Been reading Cedric Price recently. It's fun. Sharing some quotes:

- "Design is concerned with conscious distortion of time, distance and size. If it achieves none of these distortions it is unlikely to be more than the elaboration of the status quo."
Really, design is all about change. If nothing is changed, why bother?

- "Architecture is too slow in its realisation to be a 'problem solver'."
The current economy shows us the speed of architecture. How many projects are on hold, not mentioning those that are already dead? One may argue, what if I build in a good/fast economy? I would say, in that case, problems would probably change even faster.
But did CP say design is about "change"? I think the bottom line is to alter the status quo. The design may be a critique/opposition of the status quo; or
a step forward; or it's some sort of brand new visionary dreamland that you would never think of as present...

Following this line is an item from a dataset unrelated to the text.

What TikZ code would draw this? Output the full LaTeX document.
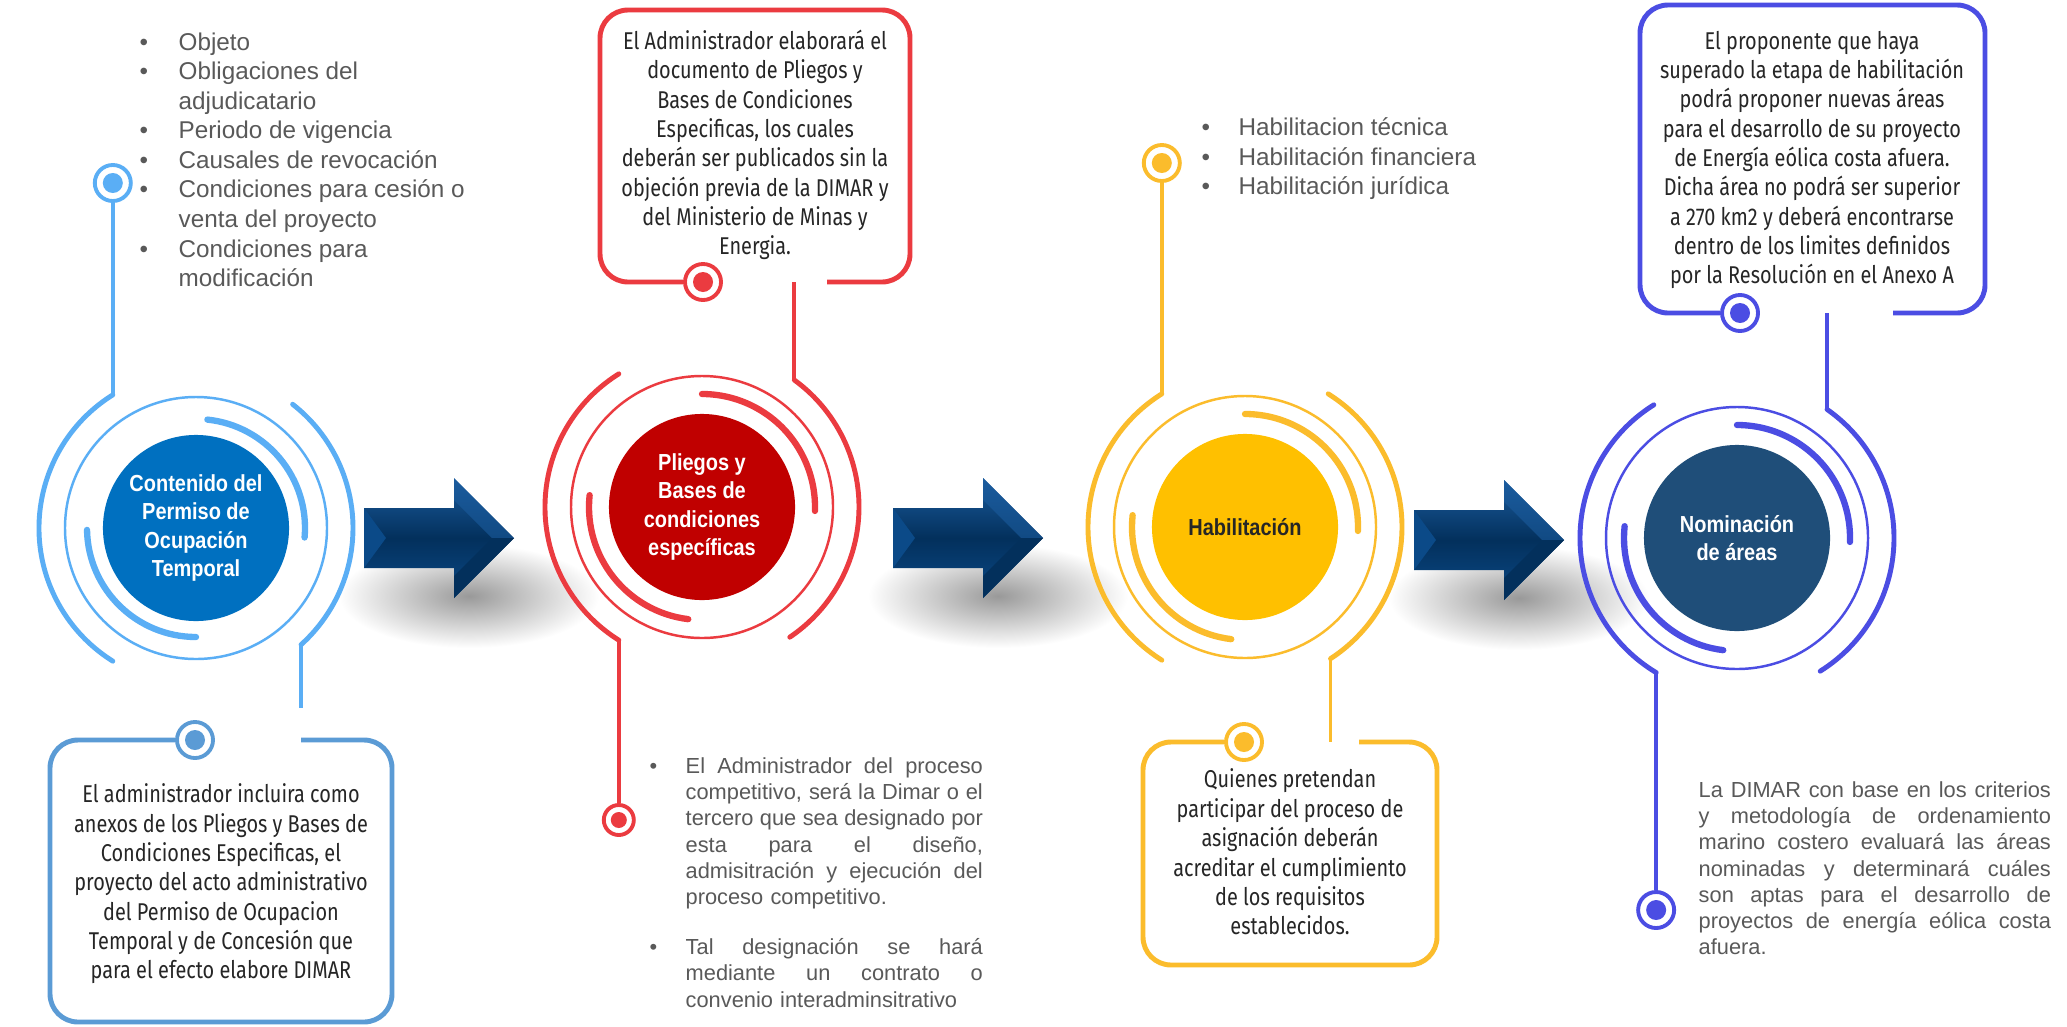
\documentclass[tikz,border=0pt]{standalone}
\usepackage{fontspec}
\setmainfont{Liberation Sans}
\newfontfamily\condfont[FakeStretch=0.82]{Fira Sans}
\newfontfamily\narrowfont[FakeStretch=0.86]{Liberation Sans}
\usetikzlibrary{positioning, calc}
\definecolor{ringblue}{HTML}{5AAEF5}
\definecolor{coreblue}{HTML}{0070C0}
\definecolor{boxblue}{HTML}{5B9BD5}
\definecolor{ringred}{HTML}{EB3B40}
\definecolor{corered}{HTML}{C00000}
\definecolor{ringamber}{HTML}{FBBC2C}
\definecolor{coreamber}{HTML}{FFC000}
\definecolor{ringviolet}{HTML}{4B4DE3}
\definecolor{coreslate}{HTML}{1F4E79}
\definecolor{navyhigh}{HTML}{1B5C9E}
\definecolor{navydeep}{HTML}{03305C}
\definecolor{navymid}{HTML}{0B4A88}
\definecolor{textdark}{HTML}{262626}
\definecolor{textgray}{HTML}{595959}
% justified single line (align=left fixes \spaceskip, so reset it)
\newcommand{\jline}[2][2.97cm]{\makebox[#1][s]{\spaceskip=0pt\relax #2}}
\newcommand{\hangbullet}{\leavevmode\llap{\makebox[0.36cm][l]{\textbullet}}}

\begin{document}
\begin{tikzpicture}[x=0.01cm, y=0.01cm,
    core/.style={
        circle,
        minimum size=1.86cm,
        inner sep=0pt,
        align=center,
        font=\narrowfont\bfseries\fontsize{6.6}{8.1}\selectfont,
        text=white
    },
    thinring/.style={line width=0.7pt},
    innerarc/.style={line width=1.8pt, line cap=round},
    outerarc/.style={line width=1.4pt, line cap=round},
    link/.style={line width=1.1pt},
    dotring/.style={
        circle,
        fill=white,
        line width=1.1pt,
        minimum size=0.36cm,
        inner sep=0pt
    },
    infobox/.style={line width=1.4pt, rounded corners=0.28cm},
    boxtext/.style={
        font=\condfont\fontsize{6.9}{8.35}\selectfont,
        text=textdark,
        align=center
    },
    item/.style={
        font=\fontsize{6.9}{8.4}\selectfont,
        text=textgray,
        align=left,
        inner sep=0pt
    },
    note/.style={
        font=\fontsize{6.2}{7.45}\selectfont,
        text=textgray,
        align=left,
        inner sep=0pt
    },
    navy/.style={top color=navyhigh, bottom color=navymid, middle color=navydeep},
    softshadow/.style={inner color=black!40, outer color=white}
]

% Canvas
\fill[white] (0,0) rectangle (2067,1026);
\useasboundingbox (0,0) rectangle (2067,1026);

% Arrows between the stages
\coordinate (a1) at (364,488);
\coordinate (a2) at (893,488);
\coordinate (a3) at (1414,486);

\shade[softshadow] ($(a1)+(105,-58)$) ellipse[x radius=130, y radius=52];
\shade[softshadow] ($(a2)+(105,-58)$) ellipse[x radius=130, y radius=52];
\shade[softshadow] ($(a3)+(105,-58)$) ellipse[x radius=130, y radius=52];

\shade[navy] (a1) ++(0,30) -- ++(90,0) -- ++(0,30) -- ++(60,-60) -- ++(-60,-60) -- ++(0,30) -- ++(-90,0) -- cycle;
\fill[navymid] (a1) ++(0,30) -- ++(22,-30) -- ++(-22,-30) -- cycle;
\fill[navyhigh, opacity=0.6] (a1) ++(90,60) -- ++(60,-60) -- ++(-22,0) -- ++(-38,38) -- cycle;
\fill[navydeep] (a1) ++(90,-60) -- ++(60,60) -- ++(-22,0) -- ++(-38,-38) -- cycle;

\shade[navy] (a2) ++(0,30) -- ++(90,0) -- ++(0,30) -- ++(60,-60) -- ++(-60,-60) -- ++(0,30) -- ++(-90,0) -- cycle;
\fill[navymid] (a2) ++(0,30) -- ++(22,-30) -- ++(-22,-30) -- cycle;
\fill[navyhigh, opacity=0.6] (a2) ++(90,60) -- ++(60,-60) -- ++(-22,0) -- ++(-38,38) -- cycle;
\fill[navydeep] (a2) ++(90,-60) -- ++(60,60) -- ++(-22,0) -- ++(-38,-38) -- cycle;

\shade[navy] (a3) ++(0,30) -- ++(90,0) -- ++(0,30) -- ++(60,-60) -- ++(-60,-60) -- ++(0,30) -- ++(-90,0) -- cycle;
\fill[navymid] (a3) ++(0,30) -- ++(22,-30) -- ++(-22,-30) -- cycle;
\fill[navyhigh, opacity=0.6] (a3) ++(90,60) -- ++(60,-60) -- ++(-22,0) -- ++(-38,38) -- cycle;
\fill[navydeep] (a3) ++(90,-60) -- ++(60,60) -- ++(-22,0) -- ++(-38,-38) -- cycle;

% Stage 1: Contenido del Permiso
\node[core, fill=coreblue] (s1) at (196,498) {Contenido del\\Permiso de\\Ocupación\\Temporal};
\draw[thinring, ringblue] (s1.center) circle[radius=131];
\draw[innerarc, ringblue] ([shift={(84:109)}]s1.center) arc[start angle=84, end angle=-5, radius=109];
\draw[innerarc, ringblue] ([shift={(181:109)}]s1.center) arc[start angle=181, end angle=270, radius=109];
\draw[outerarc, ringblue] ([shift={(122:157)}]s1.center) coordinate (s1top) arc[start angle=122, end angle=238, radius=157];
\draw[outerarc, ringblue] ([shift={(52:157)}]s1.center) arc[start angle=52, end angle=-48, radius=157] coordinate (s1bot);

\node[dotring, draw=ringblue] (s1pin) at (s1top |- 0,843) {};
\fill[ringblue] (s1pin) circle[radius=10];
\draw[link, ringblue] (s1pin.south) -- (s1top);
\node[item, anchor=north west] (s1list) at (139,994) {%
    \makebox[0.39cm][l]{\textbullet}Objeto\\
    \makebox[0.39cm][l]{\textbullet}Obligaciones del\\
    \hspace*{0.39cm}adjudicatario\\
    \makebox[0.39cm][l]{\textbullet}Periodo de vigencia\\
    \makebox[0.39cm][l]{\textbullet}Causales de revocación\\
    \makebox[0.39cm][l]{\textbullet}Condiciones para cesión o\\
    \hspace*{0.39cm}venta del proyecto\\
    \makebox[0.39cm][l]{\textbullet}Condiciones para\\
    \hspace*{0.39cm}modificación};

\node[dotring, draw=boxblue] (b1pin) at (195,286) {};
\fill[boxblue] (b1pin) circle[radius=10];
\coordinate (s1end) at (s1bot |- 0,318);
\draw[link, ringblue] (s1bot) -- (s1end);
\draw[infobox, boxblue] (s1bot |- b1pin) -- (392,286) -- (392,4) -- (50,4) -- (50,286) -- (b1pin.west);
\node[boxtext] (b1) at (221,142) {El administrador incluira como\\anexos de los Pliegos y Bases de\\Condiciones Especificas, el\\proyecto del acto administrativo\\del Permiso de Ocupacion\\Temporal y de Concesión que\\para el efecto elabore DIMAR};

% Stage 2: Pliegos y Bases
\node[core, fill=corered] (s2) at (702,519) {Pliegos y\\Bases de\\condiciones\\específicas};
\draw[thinring, ringred] (s2.center) circle[radius=131];
\draw[innerarc, ringred] ([shift={(90:113)}]s2.center) arc[start angle=90, end angle=-2, radius=113];
\draw[innerarc, ringred] ([shift={(174:113)}]s2.center) arc[start angle=174, end angle=263, radius=113];
\draw[outerarc, ringred] ([shift={(122:157)}]s2.center) arc[start angle=122, end angle=238, radius=157] coordinate (s2bot);
\draw[outerarc, ringred] ([shift={(54:157)}]s2.center) coordinate (s2top) arc[start angle=54, end angle=-56, radius=157];

\node[dotring, draw=ringred] (b2pin) at (703,744) {};
\fill[ringred] (b2pin) circle[radius=10];
\draw[infobox, ringred] (827,744) -- (910,744) -- (910,1016) -- (600,1016) -- (600,744) -- (b2pin.west);
\draw[link, ringred] (s2top |- b2pin) -- (s2top);
\node[boxtext] (b2) at (755,881) {El Administrador elaborará el\\documento de Pliegos y\\Bases de Condiciones\\Especificas, los cuales\\deberán ser publicados sin la\\objeción previa de la DIMAR y\\del Ministerio de Minas y\\Energia.};

\node[dotring, draw=ringred, minimum size=0.3cm] (s2pin) at (s2bot |- 0,206) {};
\fill[ringred] (s2pin) circle[radius=8];
\draw[link, ringred] (s2bot) -- (s2pin.north);
\node[note, text width=2.97cm, anchor=north west] (s2list) at (685,269) {%
    \hangbullet\jline{El Administrador del proceso}\\
    \jline{competitivo, será la Dimar o el}\\
    \jline{tercero que sea designado por}\\
    \jline{esta para el diseño,}\\
    \jline{admisitración y ejecución del}\\
    proceso competitivo.\\[0.24cm]
    \hangbullet\jline{Tal designación se hará}\\
    \jline{mediante un contrato o}\\
    convenio interadminsitrativo};

% Stage 3: Habilitacion
\node[core, fill=coreamber, text=textdark] (s3) at (1245,499) {Habilitación};
\draw[thinring, ringamber] (s3.center) circle[radius=131];
\draw[innerarc, ringamber] ([shift={(90:113)}]s3.center) arc[start angle=90, end angle=-2, radius=113];
\draw[innerarc, ringamber] ([shift={(174:113)}]s3.center) arc[start angle=174, end angle=263, radius=113];
\draw[outerarc, ringamber] ([shift={(122:157)}]s3.center) coordinate (s3top) arc[start angle=122, end angle=238, radius=157];
\draw[outerarc, ringamber] ([shift={(58:157)}]s3.center) arc[start angle=58, end angle=-57, radius=157] coordinate (s3bot);

\node[dotring, draw=ringamber] (s3pin) at (s3top |- 0,863) {};
\fill[ringamber] (s3pin) circle[radius=10];
\draw[link, ringamber] (s3pin.south) -- (s3top);
\node[item, anchor=north west] (s3list) at (1201,909) {%
    \makebox[0.37cm][l]{\textbullet}Habilitacion técnica\\
    \makebox[0.37cm][l]{\textbullet}Habilitación financiera\\
    \makebox[0.37cm][l]{\textbullet}Habilitación jurídica};

\node[dotring, draw=ringamber] (b3pin) at (1244,284) {};
\fill[ringamber] (b3pin) circle[radius=10];
\draw[infobox, ringamber] (1359,284) -- (1437,284) -- (1437,61) -- (1143,61) -- (1143,284) -- (b3pin.west);
\draw[link, ringamber] (s3bot) -- (s3bot |- b3pin);
\node[boxtext] (b3) at (1290,174) {Quienes pretendan\\participar del proceso de\\asignación deberán\\acreditar el cumplimiento\\de los requisitos\\establecidos.};

% Stage 4: Nominacion de areas
\node[core, fill=coreslate] (s4) at (1737,488) {Nominación\\de áreas};
\draw[thinring, ringviolet] (s4.center) circle[radius=131];
\draw[innerarc, ringviolet] ([shift={(90:113)}]s4.center) arc[start angle=90, end angle=-2, radius=113];
\draw[innerarc, ringviolet] ([shift={(174:113)}]s4.center) arc[start angle=174, end angle=263, radius=113];
\draw[outerarc, ringviolet] ([shift={(122:157)}]s4.center) arc[start angle=122, end angle=239, radius=157] coordinate (s4bot);
\draw[outerarc, ringviolet] ([shift={(55:157)}]s4.center) coordinate (s4top) arc[start angle=55, end angle=-58, radius=157];

\node[dotring, draw=ringviolet] (b4pin) at (1740,713) {};
\fill[ringviolet] (b4pin) circle[radius=10];
\draw[infobox, ringviolet] (1893,713) -- (1985,713) -- (1985,1021) -- (1640,1021) -- (1640,713) -- (b4pin.west);
\draw[link, ringviolet] (s4top |- b4pin) -- (s4top);
\node[boxtext] (b4) at (1812,866) {El proponente que haya\\superado la etapa de habilitación\\podrá proponer nuevas áreas\\para el desarrollo de su proyecto\\de Energía eólica costa afuera.\\Dicha área no podrá ser superior\\a 270 km2 y deberá encontrarse\\dentro de los limites definidos\\por la Resolución en el Anexo A};

\node[dotring, draw=ringviolet] (s4pin) at (s4bot |- 0,116) {};
\fill[ringviolet] (s4pin) circle[radius=10];
\draw[link, ringviolet] (s4bot) -- (s4pin.north);
\node[note, text width=3.52cm, anchor=north west] (s4note) at (1698,245) {%
    \jline[3.52cm]{La DIMAR con base en los criterios}\\
    \jline[3.52cm]{y metodología de ordenamiento}\\
    \jline[3.52cm]{marino costero evaluará las áreas}\\
    \jline[3.52cm]{nominadas y determinará cuáles}\\
    \jline[3.52cm]{son aptas para el desarrollo de}\\
    \jline[3.52cm]{proyectos de energía eólica costa}\\
    afuera.};

\end{tikzpicture}
\end{document}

- "A city is where you would be unlikely to meet a sheep in the road."
Brendan Behan, 1960

- A survey Tate Modern made of its visitors: "Most people observed spend from five seconds to one minute reading texts about the work and from two seconds to fifteen seconds glancing or looking at the work." They spend more time reading the guides than looking at the work!

- "I like the NASA museum in Houston... I like the fact that... they mention not the sponsor but the producer of the object... and also, that they have a lot of samples of things that didn't work. I think it's rather nice to see museums which save objects that don't quite work, and give them a new life just because they're history."
In the time when everybody only cares about the end result, this is rather rare but encouraging.

- "... excellence of performance does not necessarily produce excellent results unless they are viewed as part of the whole process... the need for a mediocre condition or product may demand an excellence of preparatory performance."
Didn't mention what an excellent condition or product demands... What about excellence in both process and product?